Miller sued former Massachusetts Corrections Commissioner Michael Maloney both individually and in his official capacity. He seeks damages for wrongful termination and violation of his free speech and due process rights.

“Both systems are laced with corruption,” Miller said Tuesday. “I was fired because Commissioner Maloney was afraid I was going to do the same thing in Massachusetts I did in New Hampshire.”

He said he assumed the phone calls Edwards made from the Concord prison to Miller’s home were being monitored or recorded by New Hampshire prison officials. Miller also taped the conversations to play at a legislative hearing.

Somehow, tapes or transcripts of the conversations ended up in the hands of Massachusetts corrections officials, his lawsuit alleges.

Maloney suspended and later fired Miller for “receiving telephone calls from an inmate,” a violation of the rule that prison staff cannot correspond or associate with an inmate without permission, the lawsuit says.

Miller admits he broke the rule, but says at the time he thought it only applied to contact with Massachusetts prisoners. Massachusetts authorities knew about his work with New Hampshire legislators and never asked him to stop, he said.

New Hampshire corrections spokesman Jeff Lyons said Tuesday that all prisoners’ telephone conversations are recorded, and “if the Mass.
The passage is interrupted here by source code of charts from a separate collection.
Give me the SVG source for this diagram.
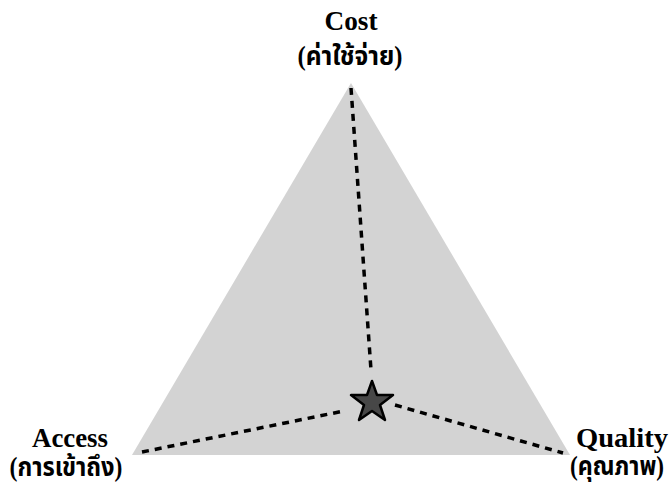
<svg xmlns="http://www.w3.org/2000/svg" width="671" height="491" viewBox="0 0 671 491">
<style>
.lbl{font-family:"Liberation Serif","Noto Sans Thai","Noto Serif Thai",serif;font-weight:bold;font-size:27px;fill:#000;text-anchor:middle}
.th{font-size:27px}
.dash{fill:none;stroke:#000;stroke-width:3.5;stroke-dasharray:7 6}
</style>
<rect width="671" height="491" fill="#fff"/>
<g id="triangle"><polygon points="351,83 132,455 570,455" fill="#d3d3d3"/></g>
<g id="connectors">
<line class="dash" x1="351" y1="88" x2="371" y2="370"/>
<line class="dash" x1="142" y1="452" x2="344" y2="411"/>
<line class="dash" x1="395" y1="405" x2="563" y2="453"/>
</g>
<g id="star"><polygon points="372,381 377,395 393,395 380,405 385,420 372,411 359,420 364,405 351,395 367,395" fill="#474747" stroke="#000" stroke-width="2.5" stroke-linejoin="round"/></g>
<g id="cost"><text class="lbl" x="351" y="30" textLength="53" lengthAdjust="spacingAndGlyphs">Cost</text><text class="lbl th" x="350" y="65" textLength="105" lengthAdjust="spacingAndGlyphs">(ค่าใช้จ่าย)</text></g>
<g id="access"><text class="lbl" x="70" y="447" textLength="76" lengthAdjust="spacingAndGlyphs">Access</text><text class="lbl th" x="66" y="476" textLength="113" lengthAdjust="spacingAndGlyphs">(การเข้าถึง)</text></g>
<g id="quality"><text class="lbl" x="622" y="447" textLength="92" lengthAdjust="spacingAndGlyphs">Quality</text><text class="lbl th" x="617" y="475" textLength="94" lengthAdjust="spacingAndGlyphs">(คุณภาพ)</text></g>
</svg>
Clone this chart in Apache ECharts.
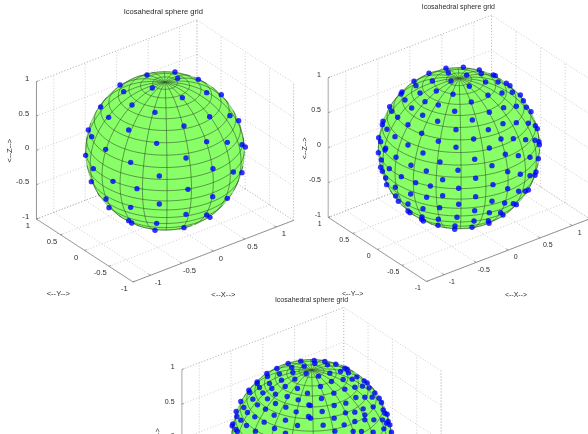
<!DOCTYPE html>
<html><head><meta charset="utf-8">
<style>html,body{margin:0;padding:0;background:#fff}#c{width:588px;height:434px}</style>
<script src="https://cdn.jsdelivr.net/npm/echarts@6/dist/echarts.min.js"></script>
</head><body><div id="c"></div>
<script>
// Dots: [right, up] from the sphere centre, in view units (sphere radius = about 240)
const dotsCoarse = [[-54,228],[30,237],[-135,198],[38,218],[100,215],[-124,178],[-38,189],[125,175],[169,169],[52,160],[-193,132],[-99,138],[-30,116],[-169,101],[134,103],[195,106],[221,91],[-109,63],[57,75],[-230,63],[-220,43],[-25,23],[125,28],[187,26],[231,19],[241,12],[-178,5],[-238,-13],[63,-21],[-103,-34],[-215,-53],[144,-53],[205,-63],[231,-65],[-17,-75],[-156,-91],[-221,-92],[-84,-113],[69,-115],[143,-137],[-177,-144],[187,-142],[-17,-159],[-168,-170],[-103,-169],[63,-190],[125,-192],[135,-199],[-109,-209],[-100,-216],[-25,-217],[57,-230],[-30,-238]];
const dotsMedium = [[-39,240],[-90,225],[-32,227],[-135,201],[-80,202],[-24,202],[-129,188],[-171,169],[-174,163],[-117,166],[-68,172],[-18,162],[-162,145],[-102,140],[-62,130],[-208,125],[-202,111],[-142,121],[-13,111],[-184,93],[-109,99],[-64,81],[-228,81],[-230,71],[-153,71],[-216,57],[-9,56],[-112,45],[-192,35],[-241,32],[-235,20],[-62,21],[-153,10],[-220,0],[-9,3],
[13,243],[61,235],[23,220],[67,224],[103,220],[109,218],[80,199],[117,199],[142,195],[153,188],[31,186],[160,168],[87,159],[129,166],[184,160],[193,143],[37,139],[172,126],[134,122],[202,123],[216,110],[91,108],[40,85],[172,77],[132,74],[208,75],[229,68],[235,59],[88,56],[44,28],[126,28],[163,29],[200,26],[228,24],[240,20],[241,11],[91,1],
[-222,-5],[-242,-13],[-108,-14],[-189,-27],[-233,-35],[-57,-41],[-144,-51],[-235,-57],[-209,-61],[-3,-66],[-98,-68],[-230,-69],[-173,-85],[-220,-89],[-49,-94],[-130,-103],[-217,-109],[-86,-113],[-191,-117],[-1,-120],[-145,-137],[-49,-142],[-190,-143],[-97,-147],[-182,-159],[-1,-168],[-153,-167],[-58,-178],[-108,-181],[-153,-188],[-147,-193],[-111,-206],[-6,-207],[-62,-213],[-112,-213],[-107,-218],[-63,-231],[-12,-233],[-13,-243],
[139,-18],[178,-22],[213,-27],[238,-31],[47,-33],[99,-52],[146,-70],[231,-71],[184,-78],[228,-81],[213,-82],[50,-90],[102,-109],[146,-121],[179,-129],[199,-129],[208,-125],[50,-145],[99,-159],[137,-164],[163,-166],[172,-169],[47,-187],[91,-193],[125,-193],[132,-200],[45,-218],[88,-218],[90,-225],[39,-237]];
const dotsFine = [[-32,235],[-70,228],[-22,220],[-104,213],[-59,216],[-134,198],[-132,189],[-96,197],[-56,201],[-16,198],[-163,173],[-163,168],[-126,168],[-90,178],[-50,181],[-188,148],[-185,141],[-156,156],[-119,153],[-79,159],[-42,153],[-146,140],[-108,136],[-73,129],[-12,139],[-212,114],[-203,96],[-176,121],[-132,122],[-40,119],[-162,104],[-108,108],[-77,97],[-8,104],[-226,84],[-224,69],[-192,81],[-138,91],[-46,83],[-170,68],[-112,73],[-78,58],[-9,69],[-212,58],[-236,47],[-238,41],[-142,52],[-195,42],[-42,42],[-111,33],[-227,30],[-223,24],[-168,25],[-78,19],
[8,237],[40,234],[10,228],[48,224],[73,226],[100,214],[107,211],[55,199],[87,204],[111,200],[136,188],[158,176],[167,170],[21,190],[60,174],[95,180],[122,181],[153,160],[173,155],[190,140],[203,124],[27,159],[67,139],[100,151],[130,157],[182,127],[210,111],[30,123],[133,126],[160,127],[103,109],[68,102],[-4,102],[155,92],[185,98],[220,79],[32,84],[102,80],[130,82],[160,74],[68,64],[-3,64],[187,59],[215,89],[227,76],[230,54],[225,49],[235,44],[35,43],[98,44],[130,54],[160,59],[213,59],[70,25],[125,24],[150,24],[185,22],[217,32],[240,22]];

const tickValues = [-1, -0.5, 0, 0.5, 1];
const tickLabels = ['-1', '-0.5', '0', '0.5', '1'];
const meshLongitudes = [-180,-162,-144,-126,-108,-90,-72,-54,-36,-18,0,18,36,54,72,90,108,126,144,162];
const meshLatitudes = [-81,-72,-63,-54,-45,-36,-27,-18,-9,0,9,18,27,36,45,54,63,72,81];
const titleText = 'Icosahedral sphere grid';
const axisNames = ['<--X-->', '<--Y-->', '<--Z-->'];

// Panel layout: sphere centre on the page (px), sphere radius in view units, label offsets
const panels = [
  {dots: dotsCoarse, cx: 165, cy: 151, R: 238, zw: 0.9, zc: '#8a8a8a', fs: 7.6, title: [-5,418], xName: [175,-431], yName: [-320,-428], zName: [-465,1]},
  {dots: dotsMedium, cx: 459, cy: 148.3, R: 242, zw: 1.5, zc: '#c4c4c4', fs: 7, title: [-2,423], xName: [171,-439], yName: [-319,-437], zName: [-461,0]},
  {dots: dotsFine, cx: 311.5, cy: 439.5, R: 240, zw: 1.2, zc: '#b4b4b4', fs: 7, title: [0,417], xName: [175,-431], yName: [-320,-428], zName: [-460,1]}
];
const XLIM = 1.275, PXU = 3;
const az = 37.5 * Math.PI / 180, el = 30 * Math.PI / 180;
const ca = Math.cos(az), sa = Math.sin(az), ce = Math.cos(el), se = Math.sin(el);
function proj(p, x, y, z) {
  return [p.R * (ca * x - sa * y), p.R * (se * (sa * x + ca * y) + ce * z)];
}
function depth(x, y, z) { return ce * (-sa * x - ca * y) + se * z; }

const series = [], grids = [], xAxes = [], yAxes = [];
panels.forEach((p, idx) => {
  grids.push({left: 0, top: 0, width: 588, height: 434});
  xAxes.push({type: 'value', gridIndex: idx, show: false, min: -p.cx * PXU, max: (588 - p.cx) * PXU});
  yAxes.push({type: 'value', gridIndex: idx, show: false, min: -(434 - p.cy) * PXU, max: p.cy * PXU});
  const seg = [];
  const L = XLIM;
  const add = (a, b, k) => seg.push({a, b, k});
  tickValues.forEach(t => {
    add([t, 1, -1], [t, 1, 1], 'g');
    add([-L, 1, t], [L, 1, t], 'g');
    add([L, t, -1], [L, t, 1], 'g');
    add([L, -1, t], [L, 1, t], 'g');
    add([t, -1, -1], [t, 1, -1], 'g');
    add([-L, t, -1], [L, t, -1], 'g');
  });
  add([L, 1, -1], [L, 1, 1], 'g');
  add([-L, 1, 1], [L, 1, 1], 'g');
  add([L, -1, -1], [L, -1, 1], 'g');
  add([L, 1, -1], [-L, 1, -1], 'g');
  add([L, 1, -1], [L, -1, -1], 'g');
  add([-L, 1, -1], [-L, 1, 1], 'z');
  add([-L, -1, -1], [-L, 1, -1], 'a');
  add([-L, -1, -1], [L, -1, -1], 'a');
  tickValues.forEach(t => {
    add([-L, 1, t], [-L + 0.03, 1, t], 'a');
    add([t, -1, -1], [t, -0.96, -1], 'a');
    add([-L, t, -1], [-L + 0.03, t, -1], 'a');
  });
  series.push({
    type: 'custom', xAxisIndex: idx, yAxisIndex: idx, silent: true, z: 2 + idx * 10,
    data: seg.map(() => [0, 0]),
    renderItem(params, api) {
      const s = seg[params.dataIndex];
      const a = api.coord(proj(p, ...s.a)), b = api.coord(proj(p, ...s.b));
      const style = s.k === 'g' ? {stroke: '#aaaaaa', lineWidth: 0.6, lineDash: [1, 2]}
        : s.k === 'z' ? {stroke: p.zc, lineWidth: p.zw} : {stroke: '#8a8a8a', lineWidth: 0.9};
      return {type: 'line', shape: {x1: a[0], y1: a[1], x2: b[0], y2: b[1]}, style};
    }
  });
  series.push({
    type: 'custom', xAxisIndex: idx, yAxisIndex: idx, silent: true, z: 3 + idx * 10,
    data: [[0, 0]],
    renderItem(params, api) {
      const c = api.coord([0, 0]);
      const r = api.size([p.R, 0])[0];
      return {type: 'circle', shape: {cx: c[0], cy: c[1], r}, style: {fill: '#88ff66', stroke: '#4c6c40', lineWidth: 0.4}};
    }
  });
  const mesh = meshLongitudes.map(v => ({lon: v})).concat(meshLatitudes.map(v => ({lat: v})));
  series.push({
    type: 'custom', xAxisIndex: idx, yAxisIndex: idx, silent: true, z: 4 + idx * 10,
    data: mesh.map(() => [0, 0]),
    renderItem(params, api) {
      const m = mesh[params.dataIndex];
      const runs = []; let cur = null;
      const n = m.lon !== undefined ? 90 : 180;
      for (let i = 0; i <= n; i++) {
        const lon = (m.lon !== undefined ? m.lon : -180 + 2 * i) * Math.PI / 180;
        const lat = (m.lat !== undefined ? m.lat : -90 + 2 * i) * Math.PI / 180;
        const x = Math.cos(lat) * Math.cos(lon), y = Math.cos(lat) * Math.sin(lon), z = Math.sin(lat);
        if (depth(x, y, z) >= 0) {
          if (!cur) { cur = []; runs.push(cur); }
          cur.push(api.coord(proj(p, x, y, z)));
        } else cur = null;
      }
      return {type: 'group', children: runs.map(points => ({
        type: 'polyline', shape: {points},
        style: {stroke: '#34552c', lineWidth: 0.6, fill: null}
      }))};
    }
  });
  series.push({
    type: 'scatter', xAxisIndex: idx, yAxisIndex: idx, silent: true, z: 5 + idx * 10,
    data: p.dots, symbol: 'circle', symbolSize: 5.4,
    itemStyle: {color: '#0000ff'}
  });
  const texts = [];
  const font = 'normal ' + p.fs + 'px "Liberation Sans", Arial, sans-serif';
  tickValues.forEach((t, i) => {
    const pz = proj(p, -L, 1, t);
    texts.push({s: tickLabels[i], pos: [pz[0] - 22, pz[1] + 7], align: 'right'});
    const py = proj(p, -L, t, -1);
    texts.push({s: tickLabels[i], pos: [py[0] - 26, py[1] - 21], align: 'center'});
    const px = proj(p, t, -1, -1);
    texts.push({s: tickLabels[i], pos: [px[0] + 23, px[1] - 22], align: 'center'});
  });
  texts.push({s: titleText, pos: p.title, align: 'center'});
  texts.push({s: axisNames[0], pos: p.xName, align: 'center'});
  texts.push({s: axisNames[1], pos: p.yName, align: 'center'});
  texts.push({s: axisNames[2], pos: p.zName, align: 'center', rot: Math.PI / 2});
  series.push({
    type: 'custom', xAxisIndex: idx, yAxisIndex: idx, silent: true, z: 6 + idx * 10,
    data: texts.map(() => [0, 0]),
    renderItem(params, api) {
      const t = texts[params.dataIndex];
      const c = api.coord(t.pos);
      return {type: 'text', x: c[0], y: c[1], rotation: t.rot || 0,
        style: {text: t.s, align: t.align, verticalAlign: 'middle', font, fill: '#2a2a2a'}};
    }
  });
});

const chart = echarts.init(document.getElementById('c'), null, {renderer: 'canvas', width: 588, height: 434});
chart.setOption({animation: false, backgroundColor: '#fff', tooltip: {show: false}, grid: grids, xAxis: xAxes, yAxis: yAxes, series});
</script></body></html>
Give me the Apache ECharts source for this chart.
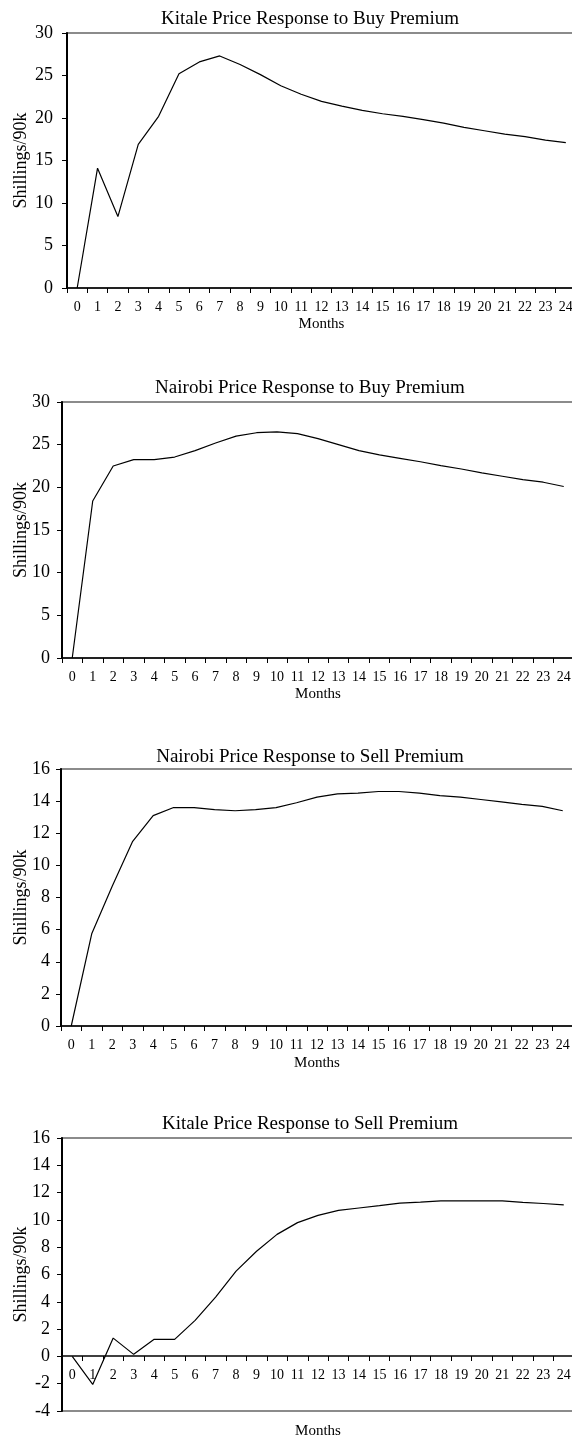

Department of Corrections had asked us for something in regards to an ongoing investigation, we would have provided it.” He did not know whether Massachusetts officials had made a request in Miller’s case.

Massachusetts corrections spokesman Justin Latini said he could not comment on “personnel issues,” except to confirm that Miller was terminated.

Several New Hampshire legislators wrote to former Massachusetts Gov. Jane Swift and Maloney shortly after he was fired, asking that they give him his job back.

State Reps. Marshall Quandt, R-Exeter, and Ken Weyler, R-Kingston, called Miller “truthful and articulate” in his legislative testimony. Miller worked in the New Hampshire prison system for more than 13 years before quitting in 1999.

“It is clear to us that this termination was done with malice and foresight and is, at a minimum, politically motivated,” Quandt and Weyler wrote.

Maloney was forced out as commissioner in December, amid mounting criticism about the prison slaying of pedophile and defrocked Roman Catholic priest John Geoghan. Kathleen Dennehy is now acting commissioner.